NORBERTO DE LA RIESTRA, Argentina (Reuters) - Argentine farmer Mario Giustocio looks out at a series of ponds that have formed over a field that should be green with shin-high soy plants by now. It is sunny but the weather forecast says more rain may be on the way.
His land in eastern Buenos Aires province was lashed by 755 millimeters (30 inches) of rain from October to December, compared with the 250 millimeters that normally fall during that period.
“We’re worried because the forecast for January through March says it’s going to keep raining more than normal and the soil is already saturated,” said Giustocio, speaking over the mooing of cows wading around and drinking from fields he had slated for soybeans before the deluge. Ducks paddle nearby.
Argentina is a major exporter of the oilseed and the world’s No. 1 supplier of soymeal livestock feed. The main soy region of Argentina is to the north and is on track to deliver a healthy crop of 50 million tonnes or more.
But the floods here in the community of Norberto de la Riastra are like a cruel joke after a drought roasted Giustocio’s farm and others across the Pampas grain belt last season. The drought cut last year’s soy output to 37 million tonnes from about 55 million tonnes initially expected.
Giustocio, who manages 4,000 hectares, says he lost 30 percent of his early-seeded soybeans, and has not been able to sow his late-season crop. The ideal deadline for planting is the end of the year, but he wants to try planting later this month if his fields become dry enough. Even if he manages to get some seeds into the ground, yields would likely be very low.
Giustocio’s plight is emblematic of the crisis facing hundreds of farmers on the periphery of Argentina’s main farm production area, a famously fertile region centered in northern Buenos Aires and southern Santa Fe and Cordoba provinces.
About 2 million of the 17.8 million hectares planted with soy, Argentina’s main cash crop, have been damaged by heavy rains related to the El Nino weather phenomenon this season, Argentina’s two main grains exchanges told Reuters.
“The forecasts indicate more problems in marginal growing areas, but not in key soy-growing regions. So in general, the picture is still good,” said Esteban Copati, head analyst at the Buenos Aires Grains Exchange.
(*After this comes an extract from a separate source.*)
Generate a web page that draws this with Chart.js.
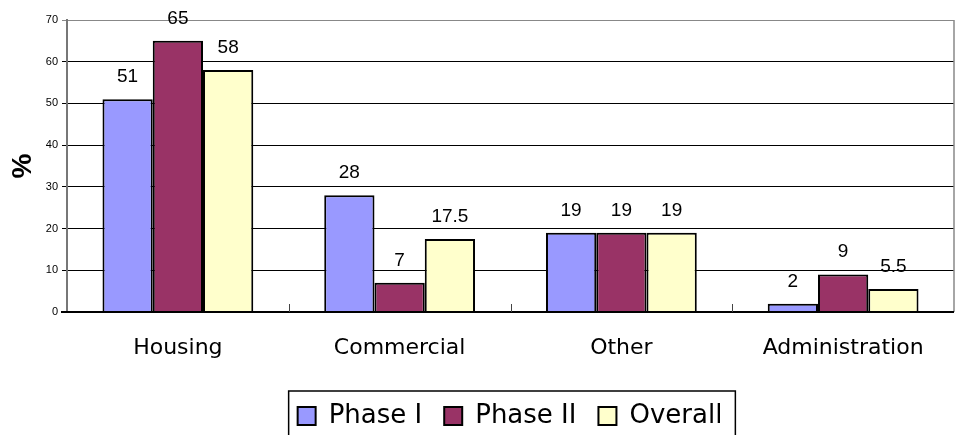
<!DOCTYPE html>
<html>
<head>
<meta charset="utf-8">
<script src="https://cdn.jsdelivr.net/npm/chart.js@4.4.1/dist/chart.umd.min.js"></script>
<style>
  body { margin: 0; background: #fff; }
  #wrap { width: 959px; height: 435px; }
</style>
</head>
<body>
<div id="wrap"><canvas id="barchart" width="959" height="435"></canvas></div>
<script>
// Data
const categories = ['Housing', 'Commercial', 'Other', 'Administration'];
const phase1 = [51, 28, 19, 2];
const phase2 = [65, 7, 19, 9];
const overall = [58, 17.5, 19, 5.5];
const seriesNames = ['Phase I', 'Phase II', 'Overall'];
const yMin = 0, yMax = 70, yStep = 10;

// legend sits a bit right of centre in the original
const legendShift = { dx: 33, dy: 4 };

// value labels above each bar
const valueLabels = {
    id: 'valueLabels',
    afterDatasetsDraw(chart) {
        const ctx = chart.ctx;
        ctx.save();
        ctx.font = '19px "Liberation Sans", Arial, sans-serif';
        ctx.fillStyle = '#000';
        ctx.textAlign = 'center';
        ctx.textBaseline = 'alphabetic';
        chart.data.datasets.forEach((ds, i) => {
            chart.getDatasetMeta(i).data.forEach((bar, j) => {
                ctx.fillText(String(ds.data[j]), bar.x, bar.y - 17);
            });
        });
        ctx.restore();
    }
};

// plot frame, inside category ticks, legend border
const frame = {
    id: 'frame',
    beforeDraw(chart) {
        const lg = chart.legend;
        lg.left += legendShift.dx;
        lg.right += legendShift.dx;
        lg.top += legendShift.dy;
        lg.bottom += legendShift.dy;
    },
    beforeDatasetsDraw(chart) {
        const {ctx, chartArea: a} = chart;
        ctx.save();
        ctx.strokeStyle = '#888';
        ctx.lineWidth = 1.5;
        ctx.beginPath();
        ctx.moveTo(a.right, a.top);
        ctx.lineTo(a.right, a.bottom);
        ctx.stroke();
        ctx.restore();
    },
    afterDraw(chart) {
        const {ctx, chartArea: a} = chart;
        const x = chart.scales.x;
        ctx.save();
        // x axis line
        ctx.strokeStyle = '#000';
        ctx.lineWidth = 2;
        ctx.beginPath();
        ctx.moveTo(a.left - 6, a.bottom);
        ctx.lineTo(a.right, a.bottom);
        ctx.stroke();
        // inside ticks between categories
        ctx.lineWidth = 1;
        ctx.strokeStyle = '#444';
        for (let i = 1; i < categories.length; i++) {
            const px = Math.round((x.getPixelForValue(i - 1) + x.getPixelForValue(i)) / 2) + 0.5;
            ctx.beginPath();
            ctx.moveTo(px, a.bottom);
            ctx.lineTo(px, a.bottom - 8);
            ctx.stroke();
        }
        // legend border (hit boxes were placed before the shift)
        const boxes = chart.legend.legendHitBoxes;
        if (boxes && boxes.length) {
            const first = boxes[0], last = boxes[boxes.length - 1];
            const l = first.left - 9 + legendShift.dx;
            const r = last.left + last.width + 13 + legendShift.dx;
            const t = first.top - 12 + legendShift.dy;
            ctx.strokeStyle = '#000';
            ctx.lineWidth = 1.5;
            ctx.strokeRect(l, t, r - l, 60);
        }
        ctx.restore();
    }
};

const ctxBar = document.getElementById('barchart');

new Chart(ctxBar, {
    type: 'bar',
    data: {
        labels: categories,
        datasets: [{
                label: seriesNames[0],
                data: phase1,
                backgroundColor: '#9999FF',
                borderColor: '#000',
                borderWidth: 2
            },
            {
                label: seriesNames[1],
                data: phase2,
                backgroundColor: '#993366',
                borderColor: '#000',
                borderWidth: 2
            },
            {
                label: seriesNames[2],
                data: overall,
                backgroundColor: '#FFFFCC',
                borderColor: '#000',
                borderWidth: 2
            }
        ]
    },
    options: {
        responsive: false,
        animation: false,
        datasets: {
            bar: { categoryPercentage: 0.68, barPercentage: 1.0 }
        },
        layout: { padding: { top: 20, right: 5, left: 0, bottom: 0 } },
        scales: {
            x: {
                grid: { display: false, drawTicks: false },
                border: { display: false },
                ticks: {
                    color: '#000',
                    padding: 23,
                    font: { family: '"DejaVu Sans", Verdana, sans-serif', size: 22 }
                },
                afterFit(s) { s.height = 65; }
            },
            y: {
                min: yMin,
                max: yMax,
                ticks: {
                    stepSize: yStep,
                    color: '#000',
                    padding: 4,
                    font: { family: '"Liberation Sans", Arial, sans-serif', size: 11 }
                },
                grid: {
                    color: c => (c.tick && c.tick.value === yMax) ? '#888' : '#000',
                    lineWidth: 1,
                    tickLength: 5
                },
                border: { color: '#777', width: 2 },
                title: {
                    display: true,
                    text: '%',
                    color: '#000',
                    padding: { top: 6, bottom: 8 },
                    font: { family: '"Liberation Sans", Arial, sans-serif', size: 28, weight: 'bold' }
                },
                afterFit(s) { s.width = 67; }
            }
        },
        plugins: {
            legend: {
                position: 'bottom',
                labels: {
                    color: '#000',
                    boxWidth: 18,
                    boxHeight: 18,
                    padding: 22,
                    font: { family: '"DejaVu Sans", Verdana, sans-serif', size: 26 }
                }
            },
            tooltip: { enabled: false }
        }
    },
    plugins: [valueLabels, frame]
});
</script>
</body>
</html>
Forecasts of a nationwide 50 million to 54 million-tonne harvest are holding steady. That is good news for the government, which signed a $56 billion financing deal with the International Monetary Fund last year that requires it to erase its primary fiscal deficit. Soy export taxes are being counted on to help hit that fiscal target
As one of the world’s key grains exporters, Argentina has always depended on good weather. But this year, with the economy in recession, agricultural export tax revenue is crucial.
“The harvest will depend on the weather and the economy will depend to a great extent on the harvest,” said Julio Calzada, chief economist at the Rosario grains exchange.
The Rosario grains exchange estimates the 2018/19 crop at 50 million tonnes. But that depends on whether the flooding worsens.
“The concern is that weather volatility could continue through the end of January,” Calzada said, noting that soil water levels are already at or beyond their limits.
Forecast models show the rain continuing across Argentina over the next two weeks, with the wettest weather occurring in northern regions of the country where little soy is grown, according to analysts with Refinitiv Agriculture Research. The models show the country should start drying out by mid-February.
More than 96 percent of Argentina’s 2018/19 soy has been planted. Harvesting occurs in March through May.
Giustocio, his feet sinking in mud as he gives a tour of his farm to a Reuters reporter, just wants to get back to planting.
The dirt road leading to his property has been cleared of tree stumps and other remnants of the flooding. The debris is piled up next to fields where sparse green shoots sprout in soil that still needs days to dry out.
“If it does not rain over the next few days we will try to plant again. After that, it will be too late,” he said.